Wednesday, January 14, 2009

phases of life
Current mood: contemplative

I woke up this morning my head dream free for once, leaving my train of thought unclouded. It was eight am and the shower was already running meaning that my oldest daughter was up, getting ready for school. She does that these days. all on her own no less. I rolled over, attempting to wake up my four year old daughter from her apparently dream filled sleep. She just hummed a muffled little"loveyoumommy" and rolled over. I cuddled her for a moment and then ripped her covers off and asked her what she wanted to wear today. she informed me that she wanted to be pretty today. Not surprising for a young girl like herself. any girl really, who doesn't want to be pretty? anyhow, I picked her out a black skirt pink shirt and brushed her hair up into pigtails urging her to brush her teeth and then made my way downstairs to wait for my oldest to be ready to go to school. few moments later, Lily(my oldest) made her own way down the stairs her face puffy and tired, her mood questionable, hair dripping wet down her back, an old grubby tye dye shirt with the names of all her friends written across the front and back. for pants, she had on some old grey ones that were getting a bit too tight and she had of course, failed to do up the zipper all the way. on her feet were old flip flops despite the cool weather this morning.
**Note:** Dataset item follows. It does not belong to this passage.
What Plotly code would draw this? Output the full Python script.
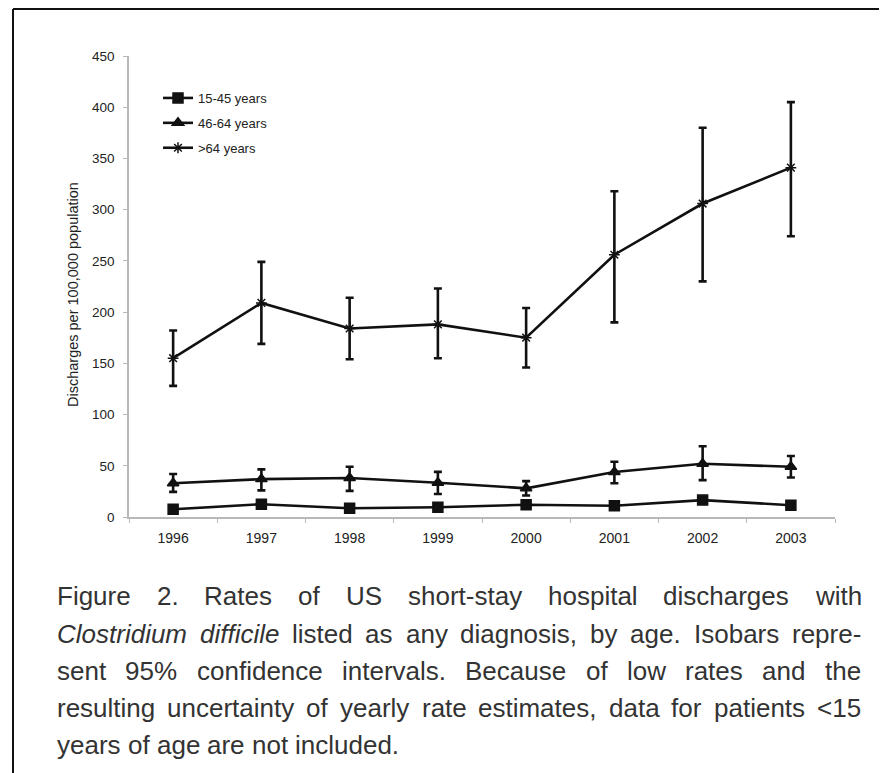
import plotly.graph_objects as go

# ---------------- data ----------------
years = ["1996", "1997", "1998", "1999", "2000", "2001", "2002", "2003"]

rate_15_45 = [7.5, 12.5, 8.5, 9.5, 12, 11, 16.5, 11.5]
upper_15_45 = [9.5, 15, 10.5, 11.5, 14.5, 13.5, 19.5, 14]
lower_15_45 = [5.5, 10, 6.5, 7.5, 9.5, 8.5, 13.5, 9]

rate_46_64 = [33, 37, 38, 33.5, 28, 44, 52, 49]
upper_46_64 = [42, 46.5, 49, 44, 35, 54, 69, 59.5]
lower_46_64 = [24.5, 26, 25.5, 22.5, 21, 33, 36, 38.5]

rate_gt64 = [155, 209, 184, 188, 175, 256, 306, 341]
upper_gt64 = [182, 249, 214, 223, 204, 318, 380, 405]
lower_gt64 = [128, 169, 154, 155, 146, 190, 230, 274]

series_names = ["15-45 years", "46-64 years", ">64 years"]

y_title = "Discharges per 100,000 population"

caption_lines = [
    "Figure 2. Rates of US short-stay hospital discharges with",
    "<i>Clostridium</i> <i>difficile</i> listed as any diagnosis, by age. Isobars repre-",
    "sent 95% confidence intervals. Because of low rates and the",
    "resulting uncertainty of yearly rate estimates, data for patients <15",
    "years of age are not included.",
]

# ---------------- layout geometry (pixels, page coordinates) ----------------
OFF = 8                      # default body margin of the html page
W, H = 887 - OFF, 773 - OFF
PL, PR, PT, PB = 129, 835, 56, 517   # plot area edges in page pixels


def px_x(px):
    return (px - PL) / (PR - PL)


def px_y(py):
    return (PB - py) / (PB - PT)


fig = go.Figure()

for name, rate, up, lo, sym, msize in [
    (series_names[0], rate_15_45, upper_15_45, lower_15_45, "square", 10),
    (series_names[1], rate_46_64, upper_46_64, lower_46_64, "triangle-up", 10),
    (series_names[2], rate_gt64, upper_gt64, lower_gt64, "asterisk-open", 9),
]:
    fig.add_trace(go.Scatter(
        x=years, y=rate, name=name, mode="lines+markers",
        line=dict(color="#111111", width=2.6),
        marker=dict(symbol=sym, size=msize, color="#111111",
                    line=dict(color="#111111", width=1.5)),
        error_y=dict(type="data", symmetric=False,
                     array=[u - r for u, r in zip(up, rate)],
                     arrayminus=[r - l for r, l in zip(rate, lo)],
                     color="#111111", thickness=2.6, width=4),
        legendgroup=name,
    ))

# ---------------- caption (justified, word by word) ----------------
ARIAL = {
    ' ': 278, '!': 278, '"': 355, '#': 556, '$': 556, '%': 889, '&': 667, "'": 191,
    '(': 333, ')': 333, '*': 389, '+': 584, ',': 278, '-': 333, '.': 278, '/': 278,
    '0': 556, '1': 556, '2': 556, '3': 556, '4': 556, '5': 556, '6': 556, '7': 556,
    '8': 556, '9': 556, ':': 278, ';': 278, '<': 584, '=': 584, '>': 584, '?': 556,
    'A': 667, 'B': 667, 'C': 722, 'D': 722, 'E': 667, 'F': 611, 'G': 778, 'H': 722,
    'I': 278, 'J': 500, 'K': 667, 'L': 556, 'M': 833, 'N': 722, 'O': 778, 'P': 667,
    'Q': 778, 'R': 722, 'S': 667, 'T': 611, 'U': 722, 'V': 667, 'W': 944, 'X': 667,
    'Y': 667, 'Z': 611, 'a': 556, 'b': 556, 'c': 500, 'd': 556, 'e': 556, 'f': 278,
    'g': 556, 'h': 556, 'i': 222, 'j': 222, 'k': 500, 'l': 222, 'm': 833, 'n': 556,
    'o': 556, 'p': 556, 'q': 556, 'r': 333, 's': 500, 't': 278, 'u': 556, 'v': 500,
    'w': 722, 'x': 500, 'y': 500, 'z': 500,
}


def strip_tags(s):
    return s.replace("<i>", "").replace("</i>", "")


def text_w(s, fs):
    return sum(ARIAL.get(c, 556) for c in strip_tags(s)) * fs / 1000.0


CAP_FS = 26
CAP_LEFT, CAP_RIGHT = 56, 860
CAP_CENTERS = [596, 634, 671, 708, 745]

annotations = []
for i, line in enumerate(caption_lines):
    words = line.split(" ")
    yc = CAP_CENTERS[i]
    widths = [text_w(w, CAP_FS) for w in words]
    if i < len(caption_lines) - 1:
        gap = (CAP_RIGHT - CAP_LEFT - sum(widths)) / (len(words) - 1)
    else:
        gap = ARIAL[' '] * CAP_FS / 1000.0
    x = CAP_LEFT
    for w, wd in zip(words, widths):
        annotations.append(dict(
            text=w, x=px_x(x), y=px_y(yc), xref="paper", yref="paper",
            xanchor="left", yanchor="middle", showarrow=False, borderpad=0,
            font=dict(family="Liberation Sans, Arial, sans-serif", size=CAP_FS,
                      color="#333333"),
        ))
        x += wd + gap

# y-axis title
annotations.append(dict(
    text=y_title, x=px_x(73), y=px_y(295), xref="paper", yref="paper",
    xanchor="center", yanchor="middle", showarrow=False, textangle=-90,
    font=dict(family="Liberation Sans, Arial, sans-serif", size=14.5, color="#222222"),
))

# frame lines (top and left)
shapes = [
    dict(type="line", xref="paper", yref="paper",
         x0=px_x(13), x1=px_x(900), y0=px_y(9), y1=px_y(9),
         line=dict(color="#111111", width=2)),
    dict(type="line", xref="paper", yref="paper",
         x0=px_x(13), x1=px_x(13), y0=px_y(9), y1=px_y(790),
         line=dict(color="#111111", width=2)),
]

fig.update_layout(
    width=W, height=H,
    margin=dict(l=PL - OFF, r=(W + OFF) - PR, t=PT - OFF, b=(H + OFF) - PB),
    paper_bgcolor="white", plot_bgcolor="white",
    showlegend=True,
    legend=dict(x=px_x(158), y=px_y(83), xanchor="left", yanchor="top",
                bgcolor="rgba(0,0,0,0)", tracegroupgap=5,
                font=dict(family="Liberation Sans, Arial, sans-serif", size=13,
                          color="#222222")),
    annotations=annotations,
    shapes=shapes,
    font=dict(family="Liberation Sans, Arial, sans-serif", color="#222222"),
)

fig.update_xaxes(
    type="category", range=[-0.5, 7.5],
    showline=True, linecolor="#b8b8b8", linewidth=1.5,
    ticks="outside", ticklen=4, tickcolor="#b8b8b8", tickson="boundaries",
    showgrid=False, zeroline=False,
    tickfont=dict(size=14, color="#222222"), ticklabelstandoff=7,
)
fig.update_yaxes(
    range=[0, 450], dtick=50, tick0=0,
    showline=True, linecolor="#b8b8b8", linewidth=1.5,
    ticks="outside", ticklen=4, tickcolor="#b8b8b8",
    showgrid=False, zeroline=False,
    tickfont=dict(size=13.5, color="#222222"), ticklabelstandoff=6,
)

fig.write_html("out.html")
I sighed, resigned to say nothing because it is her decision these days. She is ten years old and I let her make decisions concerning her appearance for the most part. This is part of the reason I am writing now.

we piled into the car, windows down partway, the cool air blowing over sleep warm skin. I tuned into NPR listening with one part of my brain while turning over the things I wanted to do today with the other part. Paint, pay bills, write, excersise...I looked into the rearview mirror, focusing in on Violet(my youngest) and saw that she had plugged Lilys earphones into her ears and was singing out loud, her face filled with emotion for the song she was hearing. Waiting for the light to turn, I then looked over at Lily watching her as she stared out the window, her eyes dreamy, her brow furrowed. I wondered what she was thinking and it was then that I thought of the thing I am trying to get at now:

My daughters are themselves just as I am myself and was myself when I was their age. The things that they do, the clothes that they choose to wear are their own decisions to make. Decisions that are made to bring them closer to be people that they will become. We are all constantly going through phases in our lives, phases that we must go through to find ourselves. to become comfortable in our own skins. I am no exception. when I sit, contemplating what I will do each day, what I will paint, what bills I will pay, what thoughts I will ponder, I am bringing myself closer to the person I will ultimately be in the end. the better painter, the more responsible woman, the healthier minded adult. when Violet tells me that she wants to be "pretty" she is excercising her choice to present herself to the world in the way that she sees fit. when Lily decides to go against her peers standards by not caring about her appearance, she is making a choice to be herself despite what others think. these are all just different phases in our lives and I find it interesting and anxiety inducing all at once. I worry for my children, what their decisions will bring them or not bring them. the people that they may become on their own and with my help.

These are the things going through my mind as I drop off my oldest daughter with a kiss and a wave, watching her as she plods toward the school entrance, head down face firmly set as she readies herself for this world that she inhabits everyday...without me. I then continue on, driving my youngest to her school. We get out and I hold my hand out to her to cross the parking lot. I lead her into her classroom and watch her as she shyly greets her classmates. She drops my hand, making her way toward the line at the sink to wash her hands, giggling a greeting to her friends. I have been dismissed. I sigh inwardly and turn toward the door...it is then that I see her classmate Ahmads mother. She has two girls in tow with her that I have never seen. They look to be about four and five and they both have face masks on. The kind of masks that cancer patients wear to keep away the germs only theirs are decorated with pictures of minnie mouse. Apparently these two children are her neices and I watch as they look on at the other children, eagerness and excitement all over their timid little faces. The other children eye the girls with curiosity wondering about their masks. I over hear the woman talking with violets teacher, telling her that the youngest of the two girls was born without an immune system. She was given a marrow transplant but they had yet to find out whether it had taken hold yet. Until then they are not allowed to attend school...either of them because of the germs they may come into contact with. My heart flips inside my chest as I think of the phases these two girls will go through. The sick one will obviously have a lot of emotions and obstacles that most people will never have to go through...especially at such a young age...fear,, hope, isolation. Her sister, the one who is NOT sick will have her own obstacles. she will no doubt have to deal with a huge responsiblity for one so young. She cannot attend school and be with her peers for fear of getting her sister sick. I am sure that the two sisters do not have many friends other than eachother. It is then that I think, with guilty relief that my daughters may never have to go through this sort of thing. they are lucky. the obstacles that they will go through will be no more, no less than any other. I find my anxiety flooding away at this thought.

sigh. life can be so interesting and yet so tragic and the lessons learned within all that are what make us who we are.